この後の長い歴史の中でキリスト教やイスラームはユダヤ教を差別し、キリスト教とイスラームも激しい敵対を繰り返した。現代の政治や社会問題にも、これらの宗教間対立は暗い影を落としている。
西方ミトラ教はローマ帝国で兵士を中心に流行したペルシャ系の密儀宗教であり、3~4世紀頃にはやはり帝国内で流行していたキリスト教と激しく競合した。ミトラ教は、アケメネス朝ペルシャのオリエント征服と共に帝国内で広がったゾロアスター教などのペルシャ系の宗教を土台にして、セム系などのオリエント諸宗教が混宗して出来た宗教と考えられているが、その成立過程についてはよく分かっていない[24]。
セム系のユダヤ教を母体としながら、やはり同時期のオリエント諸宗教の要素を取り込んで成立したキリスト教は、結果としてミトラ教と共通する要素が多々ある。これは古くから指摘されており、秘密の集会、教団内の堅いメンバーシップ、洗礼、堅信礼、日曜日の神聖視、12月25日を祝日とすること、厳格な道徳律、禁欲と純潔の重視、無欲と自戒の指導、天と地獄の概念、歴史の始まりにあった大洪水、原初の啓示、霊魂の不滅、来世の報い、最後の審判と死者の復活を信じることなど、両者の共通項は多岐にわたっている[25]。このために、少なくともキリスト教側はミトラ教の儀式を「悪魔的な模倣」と呼んで非難したし、文献は残っていないがミトラ教側もキリスト教を非難しただろうと考えられている[26]。これらの共通性は、両者の発祥の地となったオリエントでの同時代性をまず考えるべきであるし、どちらがどちらに影響したということは資料が少なすぎてほとんど分かっていない。少なくとも朝昼晩の一日三回祈る習慣や、冬至(当時は12月25日)を祝日とすることを、ミトラ教からキリスト教が真似たことは確からしい[27]。

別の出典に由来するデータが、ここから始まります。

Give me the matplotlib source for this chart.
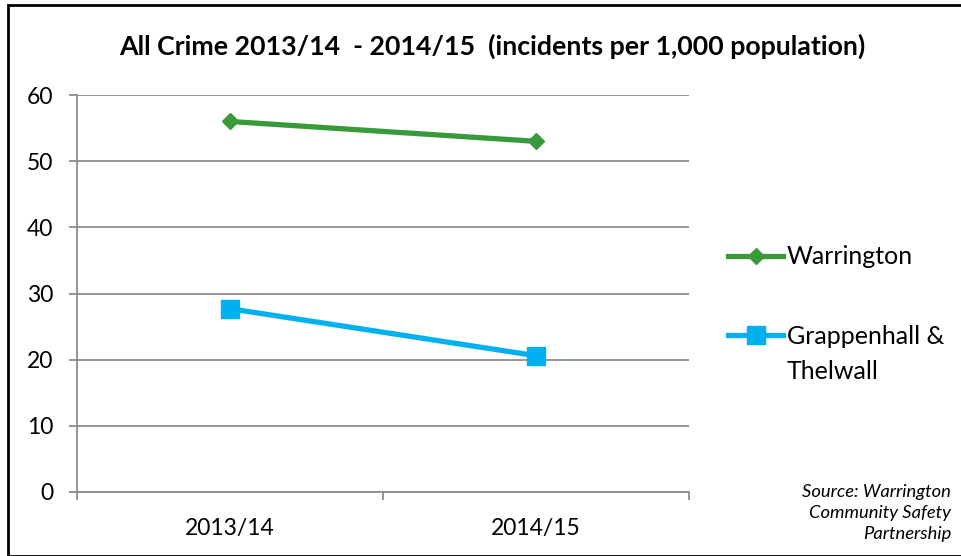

この二つの宗教の対立がピークに達するのは4世紀のことであり、コンスタンティヌス1世 (306 - 337) のときにキリスト教が公認され、ミトラ教に入信していたユリアヌス帝 (355 - 361) がそれを取り消し、それが次代でもういちど覆り、グラティアヌス帝 (375 - 383) が382年に出した勅令でミトラ教はもとよりすべての密儀宗教は禁止された。キリスト教の国教化とほぼ同時期にミトラ教は衰退したのである。
マニ教は3世紀のバビロニアでマーニーによって創始された宗教であり、グノーシス主義、ユダヤ教、キリスト教、ゾロアスター教、仏教などを統合・混淆し、サーサーン朝ペルシアで栄えた[28]。マニ教はペルシャ国外に広く伝播して成功した世界宗教でもある。ローマ帝国内ではシリアや北アフリカから入ってスペイン、ギリシャ、イタリアへと広がりキリスト教と衝突し、激しい論争が交わされた。ローマ帝国下でこの2宗教はときには同じようなものとみなされて同時に弾圧もされている[29]。キリスト教神学の大成者であるアウグスティヌスも青年時代にはマニ教の信者(聴聞者)であったが、後にキリスト教に回心してマニ教を論難する書物を著した[30]。マニ教のバックボーンとなるグノーシス主義はキリスト教神学の中では異端であり、マニ教が教えるアダムやイエスのグノーシス主義的解釈はキリスト教の教義としては受け入れられるものではなかったのである。キリスト教がローマ帝国で国教化されると、他の宗教と同様に西方のマニ教も衰退した。しかし、7世紀にアルメニアで栄えたパウロ派と、10世紀にブルガリアで栄えたボゴミル派は、マニ教のテーマの一部を復活させたものと見ることができる[31]。